In cases where a photo is considered as "empty" (i.e. no crystal, loop or pin in the photo), an additional step of z-axis translation will be introduced automatically. It is assumed that the pin may be too short and that a z-axis movement may bring an object into the viewing area of the camera. The advance of the z-axis is going to be one display unit. The procedure will be repeated if the new photo is empty, again. But there is a maximum allowance that is defined on the CSC ZMAX keyword in the configuration file. The value give there should be small enough to avoid a sample to be moved out of the cold stream (2-3 mm).

The opposite situation would be that a pin is too long and that the pin occupies the entire viewing area. Also this situation is handled automatically by moving the z-axis further in. In any case, the z-translation are considered to be intermediate steps and will be done prior to rotating the PHI axis.
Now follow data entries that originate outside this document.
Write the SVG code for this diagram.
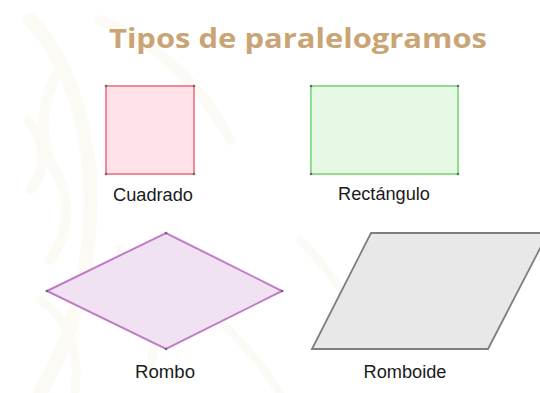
<svg xmlns="http://www.w3.org/2000/svg" width="540" height="393" viewBox="0 0 540 393">
  <style>
    .title { font-family: "Open Sans", "Liberation Sans", sans-serif; font-weight: bold; font-size: 26.5px; fill: #C9A474; }
    .label { font-family: "Liberation Sans", Arial, sans-serif; font-size: 17.5px; fill: #1a1a1a; text-anchor: middle; }
    .wm { fill: none; stroke: #FCFAF4; stroke-linecap: round; }
    .pt { fill: #6a6a6a; }
  </style>
  <rect x="0" y="0" width="540" height="393" fill="#FFFFFF"/>
  <g id="watermark">
    <path class="wm" stroke-width="14" d="M30,20 C70,60 95,140 90,220 C86,300 60,360 40,393"/>
    <path class="wm" stroke-width="10" d="M60,70 C40,100 38,140 55,170 C70,195 72,230 50,260"/>
    <path class="wm" stroke-width="10" d="M28,120 C45,140 48,170 30,190"/>
    <path class="wm" stroke-width="10" d="M100,20 C150,40 200,80 230,140"/>
    <path class="wm" stroke-width="9" d="M120,250 C150,280 160,320 150,370"/>
    <path class="wm" stroke-width="9" d="M40,300 C70,320 80,350 75,390"/>
    <path class="wm" stroke-width="8" d="M200,300 C230,330 260,360 280,393"/>
    <path class="wm" stroke-width="8" d="M300,240 C330,270 350,300 360,330"/>
  </g>
  <g id="title">
    <text class="title" x="109" y="47.5" textLength="378" lengthAdjust="spacingAndGlyphs">Tipos de paralelogramos</text>
  </g>
  <g id="cuadrado">
    <rect x="106" y="86" width="88" height="88" fill="#FFE3E8" stroke="#F3879B" stroke-width="2"/>
    <circle class="pt" cx="106" cy="86" r="1.3"/><circle class="pt" cx="194" cy="86" r="1.3"/>
    <circle class="pt" cx="106" cy="174" r="1.3"/><circle class="pt" cx="194" cy="174" r="1.3"/>
    <text class="label" x="153" y="201" textLength="80" lengthAdjust="spacingAndGlyphs">Cuadrado</text>
  </g>
  <g id="rectangulo">
    <rect x="311" y="86" width="147" height="88" fill="#E6F8E3" stroke="#8EE08C" stroke-width="2"/>
    <circle class="pt" cx="311" cy="86" r="1.3"/><circle class="pt" cx="458" cy="86" r="1.3"/>
    <circle class="pt" cx="311" cy="174" r="1.3"/><circle class="pt" cx="458" cy="174" r="1.3"/>
    <text class="label" x="384" y="200" textLength="92" lengthAdjust="spacingAndGlyphs">Rectángulo</text>
  </g>
  <g id="rombo">
    <polygon points="47,291 166,233 282,291 166,349" fill="#F1E2F3" stroke="#C07BC5" stroke-width="2"/>
    <circle class="pt" cx="47" cy="291" r="1.3"/><circle class="pt" cx="166" cy="233" r="1.3"/>
    <circle class="pt" cx="282" cy="291" r="1.3"/><circle class="pt" cx="166" cy="349" r="1.3"/>
    <text class="label" x="165" y="378" textLength="60" lengthAdjust="spacingAndGlyphs">Rombo</text>
  </g>
  <g id="romboide">
    <polygon points="312,349 371,233 548,233 488,349" fill="#E8E8E8" stroke="#7F7F7F" stroke-width="1.8"/>
    <text class="label" x="405" y="378" textLength="83" lengthAdjust="spacingAndGlyphs">Romboide</text>
  </g>
  <g id="connectors"></g>
</svg>
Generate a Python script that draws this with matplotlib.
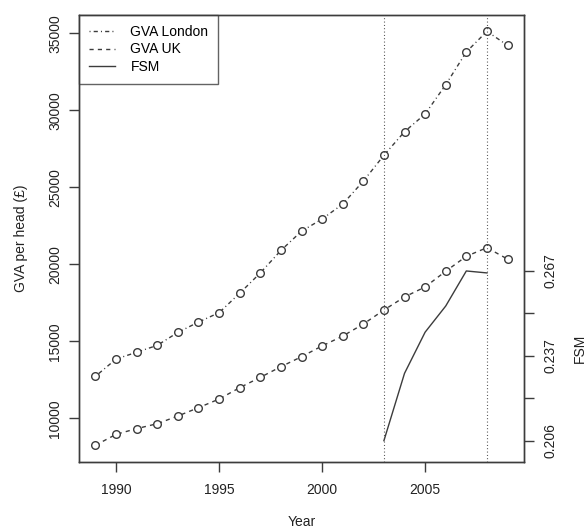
import matplotlib
matplotlib.use("Agg")
import matplotlib.pyplot as plt
import numpy as np

years = list(range(1989, 2010))
gva_london = [12730, 13850, 14290, 14740, 15580, 16250, 16860, 18120, 19440, 20900,
              22150, 22940, 23910, 25400, 27080, 28610, 29760, 31660, 33790, 35130, 34220]
gva_uk = [8250, 8960, 9330, 9650, 10150, 10690, 11250, 11990, 12660, 13350,
          14000, 14700, 15340, 16120, 17030, 17880, 18530, 19550, 20520, 21080, 20340]
fsm_years = [2003, 2004, 2005, 2006, 2007, 2008]
fsm = [0.206, 0.2302, 0.245, 0.2544, 0.267, 0.2663]
fsm_ticks = [0.206, 0.22125, 0.2365, 0.25175, 0.267]
fsm_ticklabels = ["0.206", "", "0.237", "", "0.267"]
vlines_years = [2003, 2008]
x_ticks = [1990, 1995, 2000, 2005]
y_ticks = [10000, 15000, 20000, 25000, 30000, 35000]

plt.rcParams['font.family'] = ['Liberation Sans', 'DejaVu Sans']
C = '#3c3c3c'
FS = 10

fig = plt.figure(figsize=(5.88, 5.29), dpi=100)
ax = fig.add_axes([79/588, 1-461.7/529, (524-79)/588, (461.7-15)/529])

ax.plot(years, gva_london, color=C, lw=1, dashes=(0.75, 2.25, 3, 2.25),
        marker='o', ms=5.5, mfc='white', mec=C, mew=1, label='GVA London')
ax.plot(years, gva_uk, color=C, lw=1, dashes=(3, 3),
        marker='o', ms=5.5, mfc='white', mec=C, mew=1, label='GVA UK')
ax.plot([], [], color=C, lw=1, label='FSM')

ax.set_xlim(1988.2, 2009.8)
ax.set_ylim(7182, 36190)
ax.set_xticks(x_ticks)
ax.set_yticks(y_ticks)
ax.tick_params(axis='both', colors=C, labelcolor='#222222', length=7, width=1, labelsize=FS)
ax.tick_params(axis='x', pad=8)
ax.tick_params(axis='y', pad=5)
for lbl in ax.get_yticklabels():
    lbl.set_rotation(90)
    lbl.set_va('center')
for s in ax.spines.values():
    s.set_color(C)
    s.set_linewidth(1)
ax.set_xlabel('Year', fontsize=FS, color='#222222', labelpad=13)
ax.set_ylabel('GVA per head (£)', fontsize=FS, color='#222222', labelpad=15)

for vy in vlines_years:
    ax.axvline(vy, color=C, lw=0.8, dashes=(0.8, 2.2))

ax2 = ax.twinx()
ax2.plot(fsm_years, fsm, color=C, lw=1)
ax2.set_ylim(0.19845, 0.359)
ax2.set_yticks(fsm_ticks)
ax2.set_yticklabels(fsm_ticklabels, rotation=90, va='center')
ax2.tick_params(axis='y', colors=C, labelcolor='#222222', length=7, width=1, labelsize=FS, pad=7)
for s in ax2.spines.values():
    s.set_color(C)
    s.set_linewidth(1)
ax2.text(1.126, 0.2545, 'FSM', transform=ax2.transAxes, rotation=90,
         ha='center', va='center', fontsize=FS, color='#222222')

leg = ax.legend(loc='upper left', bbox_to_anchor=(0, 1), borderaxespad=0,
                frameon=True, fancybox=False, fontsize=FS, handlelength=1.9,
                handletextpad=1.1, labelspacing=0.27, borderpad=0.7)
leg.get_frame().set_edgecolor(C)
leg.get_frame().set_linewidth(1)
for h in leg.legend_handles:
    h.set_marker('')

fig.savefig('out.png', dpi=100)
It should be pointed out, that the situation of a loop not being within the viewing area of the camera to be a consequence of WRONG mounting of a sample and therefore not necessarily be within what an automatic procedure like the one described here is required to handle.

GENERAL HINT: Success rates of automatic centering will dramatically increase when using appropiate crystal mounting methods. A tiny crystal in a big loop is going to be a pathological case for all crystal centering software. I.e. it is strongly suggested to make use of loops as small as possible!